Like the area of national security, the maintenance and protection of our citizens’ basic human rights are fundamental to maintaining the kind of society we all enjoy.
In December 2008, I announced a comprehensive national human rights consultation to deliver on this promise. The consultation committee of eminent Australians is seeking the community’s views on three questions:
1. which human rights they think are important;
2. whether our current human rights protections are sufficient; and
3. how they would like to see human rights and responsibilities protected in the future.
When these consultations recently concluded, over 60 roundtable discussions were conducted in cities and townships across the country with nearly 40,000 written submissions received. I think we can safely assume from this level of interest that Australians have welcomed the opportunity to have their say on this important issue.
The government has, however, made it clear that any proposal that comes from this process must preserve the sovereignty of Parliament to pass laws in the national interest.
Apart from this consultation process, the Government has also taken other steps: we have ratified the United Nations Convention on the Rights of Persons with Disabilities, and acceded to the Optional Protocol to the Convention on the Elimination of All Forms of Discrimination Against Women. In April 2009, my colleague, the Minister for Indigenous Affairs, Jenny Macklin, announced our support for the UN Declaration on the Rights of Indigenous Peoples. And in May I announced that Australia had signed the Optional Protocol to the UN Convention Against Torture and committed to introducing a national offence against torture.
We are also working towards becoming a party to the Optional Protocol to the Disabilities Convention. The government has also issued a standing invitation to the United Nations to visit Australia to investigate the protection of human rights here.

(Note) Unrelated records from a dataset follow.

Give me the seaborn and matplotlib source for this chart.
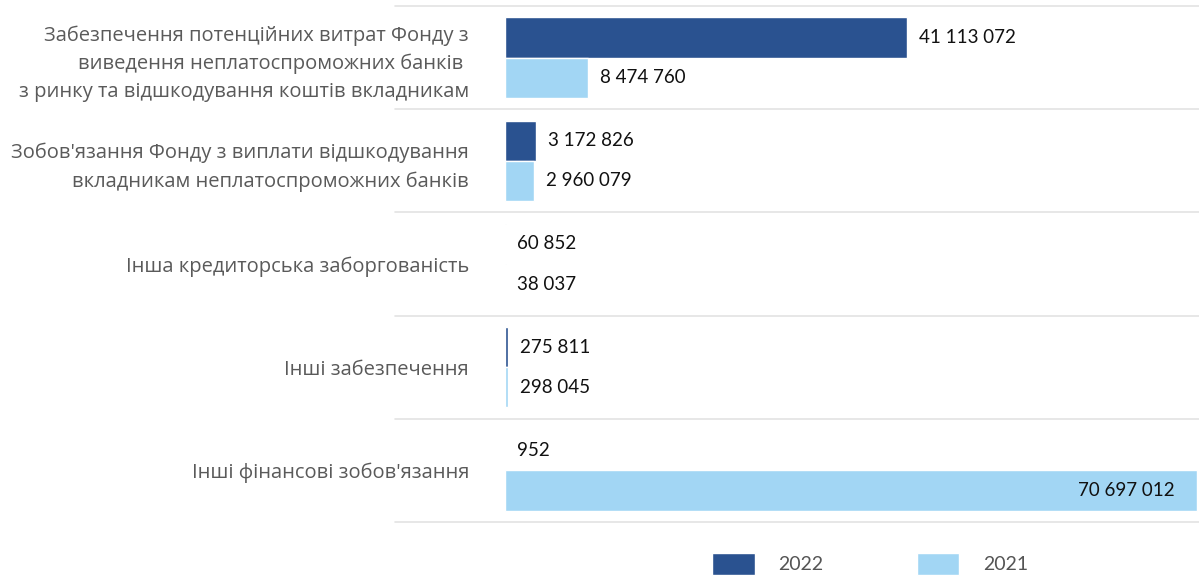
import pandas as pd
import matplotlib
matplotlib.use('Agg')
import matplotlib.pyplot as plt
from matplotlib.patches import Patch
import seaborn as sns

# data

categories = [
    'Забезпечення потенційних витрат Фонду з\nвиведення неплатоспроможних банків \nз ринку та відшкодування коштів вкладникам',
    "Зобов'язання Фонду з виплати відшкодування\nвкладникам неплатоспроможних банків",
    'Інша кредиторська заборгованість',
    'Інші забезпечення',
    "Інші фінансові зобов'язання",
]
values_2022 = [41113072, 3172826, 60852, 275811, 952]
values_2021 = [8474760, 2960079, 38037, 298045, 70697012]
years = ['2022', '2021']

dark_blue = '#2a5290'
light_blue = '#a2d6f4'

df = pd.DataFrame({
    'Category': categories * 2,
    'Value': values_2022 + values_2021,
    'Year': [years[0]] * len(categories) + [years[1]] * len(categories),
})

sns.set_style('white')
plt.rcParams['font.family'] = ['Lato', 'DejaVu Sans']

W, H = 1199, 577
fig = plt.figure(figsize=(W / 100, H / 100), dpi=100)
ax = fig.add_axes([505 / W, 1 - 522 / H, (W - 505) / W, (522 - 6) / H])

sns.barplot(
    data=df,
    x='Value',
    y='Category',
    hue='Year',
    palette=[dark_blue, light_blue],
    saturation=1,
    width=0.78,
    orient='h',
    ax=ax,
)

ax.set_xlim(0, max(values_2021 + values_2022) * (W - 505) / (1197 - 505))
ax.set_ylim(len(categories) - 0.5, -0.5)
ax.set_xlabel('')
ax.set_ylabel('')
ax.set_xticks([])
sns.despine(ax=ax, left=True, bottom=True, top=True, right=True)
ax.tick_params(axis='y', length=0, pad=26)
for lab in ax.get_yticklabels():
    lab.set_family(['Open Sans', 'DejaVu Sans'])
    lab.set_fontsize(14.5)
    lab.set_color('#5a5a5a')
    lab.set_linespacing(1.5)
    lab.set_multialignment('right')

# separator lines between categories
for i in range(len(categories) + 1):
    ax.axhline(i - 0.5, xmin=-0.159, xmax=1.01, color='#e3e3e3', lw=1.2, clip_on=False)

# value labels
xmax = ax.get_xlim()[1]
for container in ax.containers:
    for bar in container:
        w = bar.get_width()
        txt = f'{int(round(w)):,}'.replace(',', ' ')
        yc = bar.get_y() + bar.get_height() / 2
        if w > 0.9 * xmax:
            ax.annotate(txt, (w, yc), xytext=(-16, 0), textcoords='offset points',
                        ha='right', va='center', fontsize=13.5, color='#111111')
        else:
            ax.annotate(txt, (w, yc), xytext=(8.5, 0), textcoords='offset points',
                        ha='left', va='center', fontsize=13.5, color='#111111')

ax.get_legend().remove()
handles = [Patch(facecolor=dark_blue, label=years[0]),
           Patch(facecolor=light_blue, label=years[1])]
fig.legend(
    handles=handles,
    loc='center',
    bbox_to_anchor=(870 / W, 1 - 564 / H),
    ncol=2,
    frameon=False,
    fontsize=14,
    handlelength=2.2,
    handleheight=1.4,
    handletextpad=1.2,
    columnspacing=4.8,
    borderpad=0,
    labelcolor='#555555',
)

fig.savefig('out.png', dpi=100)
plt.close()
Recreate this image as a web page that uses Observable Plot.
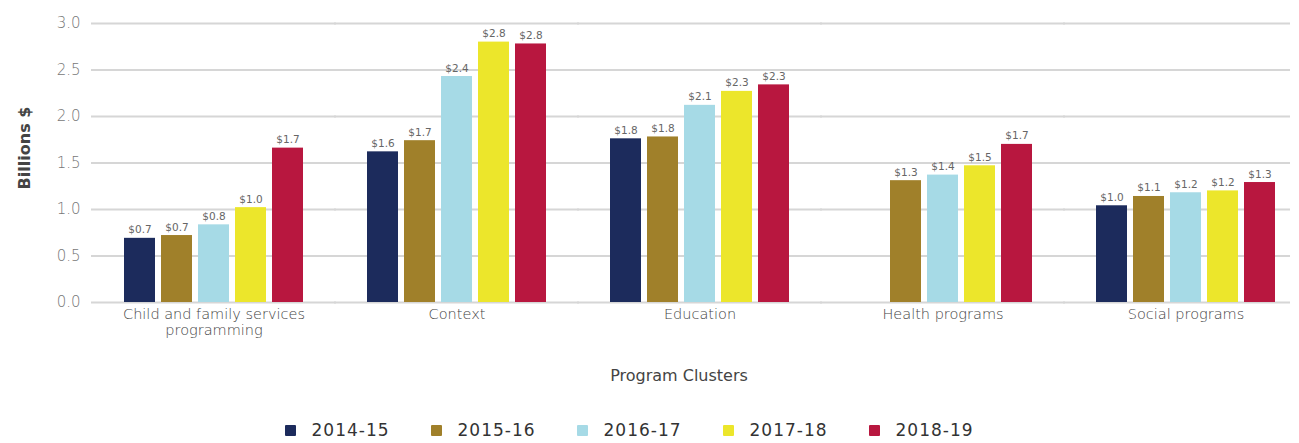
<!DOCTYPE html>
<html>
<head>
<meta charset="utf-8">
<script src="https://cdn.jsdelivr.net/npm/d3@7"></script>
<script src="https://cdn.jsdelivr.net/npm/@observablehq/plot@0.6"></script>
<style>
  body { margin: 0; background: #fff; font-family: "DejaVu Sans", sans-serif; }
  #legend { display: flex; justify-content: center; margin-top: 20px; padding-left: 0px; }
  .item { display: flex; align-items: center; width: 146px; font-size: 17px; color: #333; letter-spacing: 1px; }
  .sw { width: 11px; height: 11px; margin-right: 16px; border-radius: 1px; }
  .ticks-fx text { letter-spacing: 0.6px; }
</style>
</head>
<body>
<div id="chart"></div>
<div id="legend"></div>
<script>
const categories = ["Child and family services programming", "Context", "Education", "Health programs", "Social programs"];
const years = ["2014-15", "2015-16", "2016-17", "2017-18", "2018-19"];
const colors = ["#1c2b5c", "#a0802a", "#a6dae6", "#ece62b", "#b8173f"];
const v2014 = [0.69, 1.62, 1.76, null, 1.04];
const v2015 = [0.72, 1.74, 1.78, 1.31, 1.14];
const v2016 = [0.835, 2.43, 2.12, 1.37, 1.18];
const v2017 = [1.02, 2.80, 2.27, 1.47, 1.20];
const v2018 = [1.66, 2.78, 2.34, 1.70, 1.29];
const yTicks = [0, 0.5, 1.0, 1.5, 2.0, 2.5, 3.0];

const series = [v2014, v2015, v2016, v2017, v2018];
const data = [];
categories.forEach((c, i) => {
  years.forEach((y, j) => {
    const v = series[j][i];
    if (v != null) data.push({category: c, year: y, value: v});
  });
});

const last = categories[categories.length - 1];
const grid = categories.flatMap(c => yTicks.map(t => ({category: c, tick: t})));
const fmt = d3.format(".1f");

const plot = Plot.plot({
  width: 1299,
  height: 400,
  marginTop: 23,
  marginBottom: 98,
  marginLeft: 86,
  marginRight: 12,
  style: {fontFamily: "'DejaVu Sans', sans-serif", background: "#fff"},
  fx: {domain: categories, range: [111, 1287], paddingInner: 0.257, paddingOuter: 0.04, label: null},
  x: {domain: years, paddingInner: 0.15, paddingOuter: 0, axis: null},
  y: {domain: [0, 3.0], axis: null},
  color: {domain: years, range: colors},
  marks: [
    Plot.ruleY(grid.filter(d => d.category !== last), {fx: "category", y: "tick", stroke: "#d6d6d6", strokeWidth: 2, insetLeft: -32, insetRight: -32}),
    Plot.ruleY(grid.filter(d => d.category === last), {fx: "category", y: "tick", stroke: "#d6d6d6", strokeWidth: 2, insetLeft: -32, insetRight: -14}),
    Plot.text(yTicks, {fx: () => categories[0], y: d => d, text: d => fmt(d), frameAnchor: "left", textAnchor: "end", dx: -43, fontSize: 15, fontWeight: 300, fill: "#777"}),
    Plot.text(["Billions $"], {fx: () => categories[0], text: d => d, frameAnchor: "left", textAnchor: "middle", rotate: -90, dx: -99, dy: -15, fontSize: 16, fontWeight: 600, fill: "#444"}),
    Plot.text(["Program Clusters"], {fx: () => categories[2], text: d => d, frameAnchor: "bottom", lineAnchor: "middle", dy: 73, dx: -21, fontSize: 16, fontWeight: 500, fill: "#444"}),
    Plot.barY(data, {fx: "category", x: "year", y: "value", fill: "year"}),
    Plot.text(data, {fx: "category", x: "year", y: "value", text: d => "$" + fmt(d.value), lineAnchor: "bottom", dy: -5, fontSize: 10.5, fill: "#666"}),
    Plot.axisFx({anchor: "bottom", tickSize: 0, tickPadding: 6, label: null, fontSize: 14.5, fontWeight: 300, lineHeight: 1.05, fill: "#444",
      tickFormat: d => d.replace(" services ", " services\n")})
  ]
});
document.getElementById("chart").append(plot);

const legend = document.getElementById("legend");
years.forEach((y, i) => {
  const item = document.createElement("div");
  item.className = "item";
  const sw = document.createElement("div");
  sw.className = "sw";
  sw.style.background = colors[i];
  const t = document.createElement("span");
  t.textContent = y;
  item.append(sw, t);
  legend.append(item);
});
</script>
</body>
</html>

These measures reaffirm the Government’s commitment to human rights and send a strong message both within Australia and internationally that we will take all necessary steps to protect and defend basic human rights.
Like many Australians, I have been concerned and critical for some time about several aspects of the native nitle system. The predicted 30 year timeframe to resolve claims is as unacceptable as it is absurd and hardly compatible with the ideals and values of a developed nation.
In March 2009 I introduced the Native Title Amendment Bill to give the Federal Court the central role in managing all native title claims. A nationally consistent, coordinated approach to the resolution of native title will give the impetus to broader, quicker and more flexible negotiated outcomes and that includes deciding who mediates the claim.
Having the court actively control the direction of each case will mean that opportunities for resolution can be more readily identified. The courts will be able to issue consent orders on matters beyond native title which will allow for fairer and more just results. The court will also be empowered to use an agreed statement of facts when undertaking consent determinations.
Other legislative changes will enable the court to refer specific issues for expert assessment and report. This will be a particularly effective way of focussing on anthropological issues. I am confident these amendments will result in better and faster results in native title claims.
In a federated nation such as Australia, common standards and the harmonisation of law have an excellent chance of producing shared benefits. The application of this to the legal profession itself, is a particularly good example.
Regulation of the legal profession in Australia remains overly complex and inconsistent, with up to 55 different regulators across the country. As a result, different practices apply in different jurisdictions, including for example costs disclosure and billing, admissions and practicing certificates and complaints handling and professional discipline.
Australian lawyers and consumers no longer operate in just one State or Territory. To deliver a seamless national economy we can no longer justify such disparate regulation for just one profession. In April 2009, an important step was taken with the Council of Australian Governments (COAG) agreeing on a plan to achieve national regulation of the profession beginning with draft legislation to be prepared for consideration within 12 months. I have already announced a specialist taskforce, and a consultative group to assist it, to make recommendations and prepare the legislation.
National regulation of the legal profession will benefit consumers, lawyers and firms alike:
- Consumers of legal services will benefit through increased competition, reduced compliance costs and billing arrangements that are simplified and more transparent;
- Lawyers will benefit by being able to easily operate across jurisdictions; and
- Legal firms will benefit by being more competitive in both the national and international arena.
I look forward to seeing how best we can disentangle the complexities and achieve national uniformity for the profession.
Another important area that will benefit from a harmonised approach is that of personal property securities (PPS) law. PPS law governs how personal property may be used as security for a loan, and for many years, successive Governments have identified the need to reform this area. Australia currently has a maze of PPS legislation and security registers. This has impeded the ability of individuals and businesses, particularly small-to-medium size businesses, to use their property in raising capital.
Given the current uncertainty in global financial markets, increasing the willingness of lenders to provide finance and the capacity of businesses and individuals to borrow is crucial.
Last month, I introduced the Personal Property Securities Bill to create a single legal framework for lending using personal property as security. This single piece of Commonwealth legislation will harmonise more than 70 different pieces of Commonwealth, State and Territory law.
PPS reform delivers on the Government’s ambitious deregulation agenda, providing greater certainty to businesses, reducing red tape and legal disputes. The reforms will play an important part in reducing the cost and increasing the availability of credit to more businesses, while consumers will have greater certainty in acquiring unencumbered goods. The new laws will be supported by a referral of power from the States and a national online register of PPS interests. NSW has already referred its related power.
As Attorney-General I am very pleased by what we’ve been able to achieve in our first 18 months in Government. However, there is more to do.
I have said we are now entering the business end of the Rudd Government’s first term of office. It will be a time when a lot of hard detailed preparatory work comes to fruition. The government is continuing the work of ensuring “a just and secure society” as well as promoting a greater sense of inclusion and collaborative effort amongst the Australian community.
I think it’s a reasonable assertion that no other generation in Australia’s history has been given so many opportunities to prosper and grow. How we use the opportunities we ourselves devise and those presented to us is the key to a successful future.
As Attorney-General I look forward to achieving even more in the months and years ahead. Thank you.